- _Aim_: Faithfully return all lines, omitting every embedded picture.

- _Data lines_:
****

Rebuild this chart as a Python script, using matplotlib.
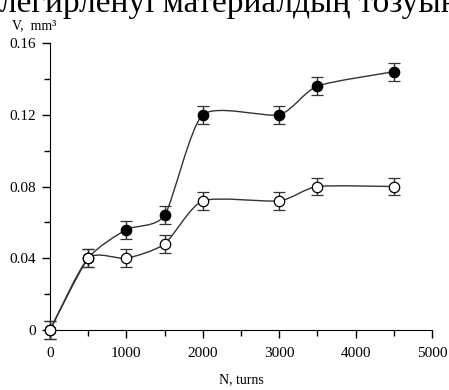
import numpy as np
from matplotlib import pyplot as plt
from matplotlib.path import Path
from matplotlib.patches import PathPatch

plt.rcParams["font.family"] = ["Liberation Serif", "DejaVu Serif"]
plt.rcParams["savefig.dpi"] = 100

# wear volume vs number of turns
turns = [0, 500, 1000, 1500, 2000, 3000, 3500, 4500]
v_filled = [0.0, 0.040, 0.056, 0.064, 0.120, 0.120, 0.136, 0.144]
v_open = [0.0, 0.040, 0.040, 0.048, 0.072, 0.072, 0.080, 0.080]
v_err = 0.005

x_ticks = [0, 1000, 2000, 3000, 4000, 5000]
y_ticks = [0, 0.04, 0.08, 0.12, 0.16]
y_ticklabels = ["0", "0.04", "0.08", "0.12", "0.16"]


def smooth_path(x, y, k=9.0):
    # Catmull-Rom style curve through the points, as cubic bezier segments
    x = np.asarray(x, float)
    y = np.asarray(y, float)
    verts = [(x[0], y[0])]
    codes = [Path.MOVETO]
    n = len(x)
    for i in range(n - 1):
        p0 = (x[max(i - 1, 0)], y[max(i - 1, 0)])
        p1 = (x[i], y[i])
        p2 = (x[i + 1], y[i + 1])
        p3 = (x[min(i + 2, n - 1)], y[min(i + 2, n - 1)])
        c1 = (p1[0] + (p2[0] - p0[0]) / k, p1[1] + (p2[1] - p0[1]) / k)
        c2 = (p2[0] - (p3[0] - p1[0]) / k, p2[1] - (p3[1] - p1[1]) / k)
        verts += [c1, c2, p2]
        codes += [Path.CURVE4] * 3
    return Path(verts, codes)


fig = plt.figure(figsize=(4.49, 3.90))
ax = fig.add_axes([0.1114, 0.1538, 0.8508, 0.7359])

for vals, face in [(v_filled, "black"), (v_open, "white")]:
    ax.add_patch(PathPatch(smooth_path(turns, vals), fill=False,
                           edgecolor="#333333", lw=1.0, clip_on=False))
    ax.errorbar(turns, vals, yerr=v_err, fmt="o", ms=7.5, mfc=face,
                mec="black", mew=0.9, ecolor="#333333", elinewidth=1.0,
                capsize=4.5, capthick=1.0, clip_on=False, zorder=3)

ax.set_xlim(0, 5000)
ax.set_ylim(0, 0.16)
ax.set_xticks(x_ticks)
ax.set_xticks([500, 1500, 2500, 3500, 4500], minor=True)
ax.set_yticks(y_ticks)
ax.set_yticklabels(y_ticklabels)
ax.set_yticks([0.02, 0.06, 0.10, 0.14], minor=True)
ax.spines["top"].set_visible(False)
ax.spines["right"].set_visible(False)
ax.tick_params(which="both", direction="out", labelsize=11, width=1.0)
ax.tick_params(which="major", length=6)
ax.tick_params(which="minor", length=4)
ax.tick_params(axis="x", which="major", pad=6)
ax.tick_params(axis="y", which="major", pad=4)
ax.set_xlabel("N, turns", fontsize=10, labelpad=10)

fig.text(0.027, 0.926, "V,  mm³", fontsize=10, ha="left", va="baseline")
fig.text(0.0, 0.97, "легирленуі материалдың тозуын", fontsize=24,
         ha="left", va="baseline")

plt.savefig("out.png")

****

- _Answer for this exercise_:
Rebuild this chart as a Python script, using matplotlib.
import numpy as np
from matplotlib import pyplot as plt
from matplotlib.path import Path
from matplotlib.patches import PathPatch

plt.rcParams["font.family"] = ["Liberation Serif", "DejaVu Serif"]
plt.rcParams["savefig.dpi"] = 100

# wear volume vs number of turns
turns = [0, 500, 1000, 1500, 2000, 3000, 3500, 4500]
v_filled = [0.0, 0.040, 0.056, 0.064, 0.120, 0.120, 0.136, 0.144]
v_open = [0.0, 0.040, 0.040, 0.048, 0.072, 0.072, 0.080, 0.080]
v_err = 0.005

x_ticks = [0, 1000, 2000, 3000, 4000, 5000]
y_ticks = [0, 0.04, 0.08, 0.12, 0.16]
y_ticklabels = ["0", "0.04", "0.08", "0.12", "0.16"]


def smooth_path(x, y, k=9.0):
    # Catmull-Rom style curve through the points, as cubic bezier segments
    x = np.asarray(x, float)
    y = np.asarray(y, float)
    verts = [(x[0], y[0])]
    codes = [Path.MOVETO]
    n = len(x)
    for i in range(n - 1):
        p0 = (x[max(i - 1, 0)], y[max(i - 1, 0)])
        p1 = (x[i], y[i])
        p2 = (x[i + 1], y[i + 1])
        p3 = (x[min(i + 2, n - 1)], y[min(i + 2, n - 1)])
        c1 = (p1[0] + (p2[0] - p0[0]) / k, p1[1] + (p2[1] - p0[1]) / k)
        c2 = (p2[0] - (p3[0] - p1[0]) / k, p2[1] - (p3[1] - p1[1]) / k)
        verts += [c1, c2, p2]
        codes += [Path.CURVE4] * 3
    return Path(verts, codes)


fig = plt.figure(figsize=(4.49, 3.90))
ax = fig.add_axes([0.1114, 0.1538, 0.8508, 0.7359])

for vals, face in [(v_filled, "black"), (v_open, "white")]:
    ax.add_patch(PathPatch(smooth_path(turns, vals), fill=False,
                           edgecolor="#333333", lw=1.0, clip_on=False))
    ax.errorbar(turns, vals, yerr=v_err, fmt="o", ms=7.5, mfc=face,
                mec="black", mew=0.9, ecolor="#333333", elinewidth=1.0,
                capsize=4.5, capthick=1.0, clip_on=False, zorder=3)

ax.set_xlim(0, 5000)
ax.set_ylim(0, 0.16)
ax.set_xticks(x_ticks)
ax.set_xticks([500, 1500, 2500, 3500, 4500], minor=True)
ax.set_yticks(y_ticks)
ax.set_yticklabels(y_ticklabels)
ax.set_yticks([0.02, 0.06, 0.10, 0.14], minor=True)
ax.spines["top"].set_visible(False)
ax.spines["right"].set_visible(False)
ax.tick_params(which="both", direction="out", labelsize=11, width=1.0)
ax.tick_params(which="major", length=6)
ax.tick_params(which="minor", length=4)
ax.tick_params(axis="x", which="major", pad=6)
ax.tick_params(axis="y", which="major", pad=4)
ax.set_xlabel("N, turns", fontsize=10, labelpad=10)

fig.text(0.027, 0.926, "V,  mm³", fontsize=10, ha="left", va="baseline")
fig.text(0.0, 0.97, "легирленуі материалдың тозуын", fontsize=24,
         ha="left", va="baseline")

plt.savefig("out.png")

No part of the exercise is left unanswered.